Sony seems to have poor camera software (except manual mode, but who has time for that) and is quite expensive. They were including an expensive pair of headphones as a sweetener, but now that is no longer available and price has not changed.
Other problem is that you don't know if call recording works until you actually buy the phone, which is one of the most important features in the phone (record your call with elderly relatives, your doctor and any company you have to deal with in case they lie later on).
And finally, none of those phones seem to have an official way to install Linux on them or even stock Android (that you could compile and verify yourself).
By the looks of it, I am still going to rock my 2018 flagship for a foreseeable future.
Up voted for your Winnie the Pooh and his comrades reference. My wife and daughter are pleased with their Samsung phones, my Winnie the Pooh and his comrades, Motorola special is much older, but I see no reason to change as it still sort of works. Though for part of my morning dog walk it thought I was cycling...
Because an "official way to install Linux or stock Android on them that you compile yourself" is such a tiny niche market it isn't worth them caring about.
Also, it doesn't matter if you install an OS you have personally verified, because the cellular modem's baseband software is not accessible to you and if someone wants to spy on you that's how they'll get in. Only fix for that is to not to use a cell phone at all, because 100% of them have that issue, even feature phones. You are being paranoid about the wrong things.

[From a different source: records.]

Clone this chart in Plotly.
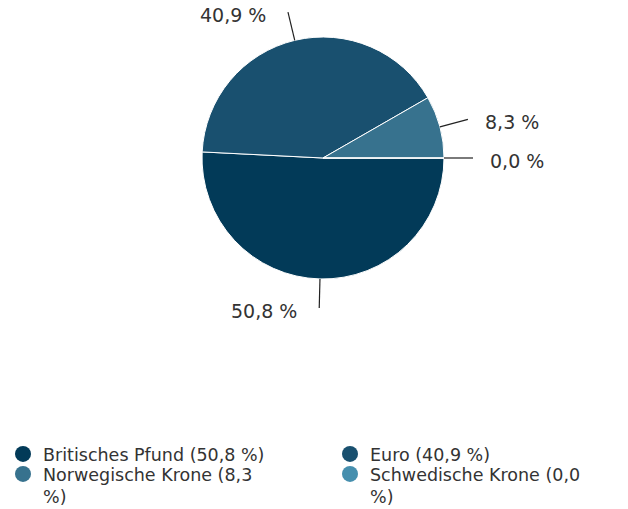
import math
import plotly.graph_objects as go

# ---- data ----
labels = ["Britisches Pfund", "Euro", "Norwegische Krone", "Schwedische Krone"]
values = [50.8, 40.9, 8.3, 0.0]
value_texts = ["50,8 %", "40,9 %", "8,3 %", "0,0 %"]
legend_names = ["Britisches Pfund (50,8 %)", "Euro (40,9 %)",
                "Norwegische Krone (8,3<br>%)", "Schwedische Krone (0,0<br>%)"]
legend_ids = ["legend", "legend2", "legend3", "legend4"]
colors = ["#023a58", "#19506f", "#37728e", "#468fae"]

W, H = 628, 509
FONT = "DejaVu Sans"
TXT = "#333333"

# pie geometry (pixels)
cx, cy, R = 323, 158, 121

fig = go.Figure()
fig.add_trace(go.Pie(
    labels=labels, values=values, sort=False, direction="clockwise",
    rotation=90, textinfo="none", hoverinfo="label+percent",
    marker=dict(colors=colors, line=dict(color="white", width=1)),
    domain=dict(x=[(cx - R) / W, (cx + R) / W], y=[1 - (cy + R) / H, 1 - (cy - R) / H]),
    showlegend=False,
))

# legend entries with circle markers (2x2 grid -> one legend per entry)
for name, col, lg in zip(legend_names, colors, legend_ids):
    fig.add_trace(go.Scatter(x=[None], y=[None], mode="markers", name=name,
                             marker=dict(symbol="circle", size=17, color=col),
                             xaxis="x", yaxis="y", legend=lg))

# leader lines + labels computed from data angles
total = sum(values)
cum = 0.0
shapes = []
annotations = []
for v, t in zip(values, value_texts):
    mid = (cum + v / 2) / total * 360.0  # clockwise from 3 o'clock
    cum += v
    a = math.radians(mid)
    dx, dy = math.cos(a), math.sin(a)
    x1, y1 = cx + R * dx, cy + R * dy
    x2, y2 = cx + (R + 29) * dx, cy + (R + 29) * dy
    shapes.append(dict(type="line", xref="x", yref="y", x0=x1, y0=y1, x1=x2, y1=y2,
                       line=dict(color="#222222", width=1.2)))
    right = dx >= 0
    annotations.append(dict(x=x2 + (15 if right else -20), y=y2 + 3, xref="x", yref="y",
                            text=t, showarrow=False,
                            xanchor="left" if right else "right", yanchor="middle",
                            font=dict(family=FONT, size=19, color=TXT)))

leg_common = dict(orientation="v", yanchor="top", xanchor="left", valign="top",
                  tracegroupgap=0, itemsizing="trace", bgcolor="rgba(0,0,0,0)",
                  font=dict(family=FONT, size=17.5, color=TXT))
col_x = [3, 330, 3, 330]
row_top = [436, 436, 456, 456]

fig.update_layout(
    width=W, height=H,
    margin=dict(l=0, r=0, t=0, b=0, autoexpand=False),
    paper_bgcolor="white", plot_bgcolor="white",
    xaxis=dict(range=[0, W], visible=False, fixedrange=True),
    yaxis=dict(range=[H, 0], visible=False, fixedrange=True),
    shapes=shapes, annotations=annotations,
    font=dict(family=FONT, size=17, color=TXT),
    **{lg: dict(x=px / W, y=1 - py / H, **leg_common)
       for lg, px, py in zip(legend_ids, col_x, row_top)},
)

fig.write_html("out.html", post_script="document.body.style.margin='0';",
               config={"displayModeBar": False})
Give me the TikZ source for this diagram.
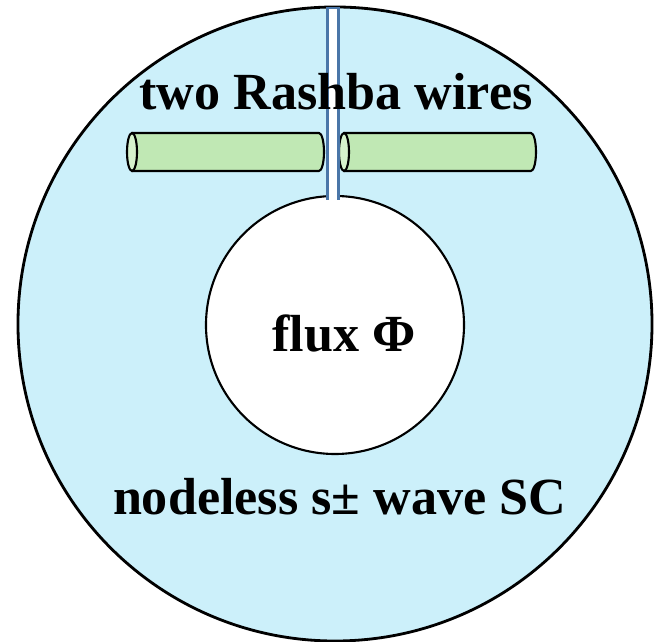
\documentclass[tikz,border=0pt]{standalone}
\usepackage{fontspec}
\setmainfont{Liberation Serif}
\usepackage{tikz}

\definecolor{scblue}{RGB}{204,240,250}
\definecolor{wiregreen}{RGB}{192,232,180}
\definecolor{capgreen}{RGB}{214,242,204}
\definecolor{slitblue}{RGB}{74,118,168}

\begin{document}
\begin{tikzpicture}[
    x=0.03cm, y=0.03cm,
    disc/.style={draw, circle, line width=2.4pt, fill=scblue, inner sep=0pt},
    hole/.style={draw, circle, line width=1.8pt, fill=white, inner sep=0pt},
    wire/.style={draw, line width=1.8pt, fill=wiregreen, line join=round},
    wirecap/.style={draw, line width=1.8pt, fill=capgreen},
    slitline/.style={draw=slitblue, line width=2.4pt},
    caption/.style={font=\fontsize{44.5}{47}\selectfont\bfseries, inner sep=0pt, anchor=base}
]
\useasboundingbox (0,0) rectangle (660,642);

% ring of superconductor with the hole
\node[disc, minimum size=19.02cm] (ring) at (335,318) {};
\node[hole, minimum size=7.74cm]  (hole) at (335,317) {};

% the two wires
\coordinate (leftend)  at (132,490);
\coordinate (rightend) at (344,490);
\draw[wire] ([yshift=19*0.03cm]leftend) -- ++(187,0)
    arc[start angle=90, end angle=-90, x radius=5, y radius=19] -- ++(-187,0) -- cycle;
\draw[wirecap] (leftend) ellipse [x radius=5, y radius=19];
\draw[wire] ([yshift=19*0.03cm]rightend) -- ++(187,0)
    arc[start angle=90, end angle=-90, x radius=5, y radius=19] -- ++(-187,0) -- cycle;
\draw[wirecap] (rightend) ellipse [x radius=5, y radius=19];

% slit
\fill[white] (327.3,442) rectangle (338.8,634);
\draw[slitline] (327.3,442) -- (327.3,634) -- (338.8,634) -- (338.8,442);

% labels
\node[caption] (wires) at (336,532)   {two Rashba wires};
\node[caption] (flux)  at (344,290)   {flux Φ};
\node[caption] (sc)    at (339.5,127) {nodeless s± wave SC};
\end{tikzpicture}
\end{document}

is such a tiny niche market it isn't worth them caring about.
No, it's one of those things that companies have to be forced by law to care about. Being able to install your own operating system, should reduce e-waste for starters when manufacturer stops supporting the device. Market is also "niche" because it is currently very difficult to do for most people. When this gets officially supported, change of operating system shouldn't be much different than installing an app for non tech user, but should also allow "power users" or companies to develop their own flavours.
because the cellular modem's baseband software is not accessible
That's fine. If you know about it, you can go around it. If you assume that the modem is compromised, you just need to feed any data to it already encrypted, so if anyone is going to look into it, they'll just see a stream of random data.
Sure, some phones will go to the second-hand market, and the phones displaced by the "new used" will go to a tertiary market, and so on. But there will still be a bunch of phones that are absolutely obsolete, broken, or otherwise have no place to go but ... where? Landfill? Oceans? Technological improvements and new whiz-bangery are great, but it would be really helpful if the creators were to have practical and easily achievable end-of-life plans for when their latest shiny-shiny gets retired. Happy to be corrected if there are such plans in place, but in my corner of the world there are only a few "urban recycler" efforts (repairing and reselling what can be repaired, breaking the remaining units down to salvageable parts/ materials) that do the best they can with the funding they get until the funding runs out.
A lot of comments about old tech.
I maintain iPhones 3GS and a 4 as music players on dock speakers (plus their default apps are useful around the home), a 5S as a sat nav on my bike, a 7 as a backup and two 8’s for everyday use (personal and work). The 7 and one of the 8’s are 256 GB to boot so store all my stuff.
Plus with an iPod nano I use as a wristwatch (Animal face!), an iPod touch for playing music in the car and two iPads, a mini and an Air, I feel tooled up as much as I think I need to be, and all for a few PAYG SIM’s.
I think people get obsessed with the ‘latest and greatest’ when the ‘older and retired’ are just fine.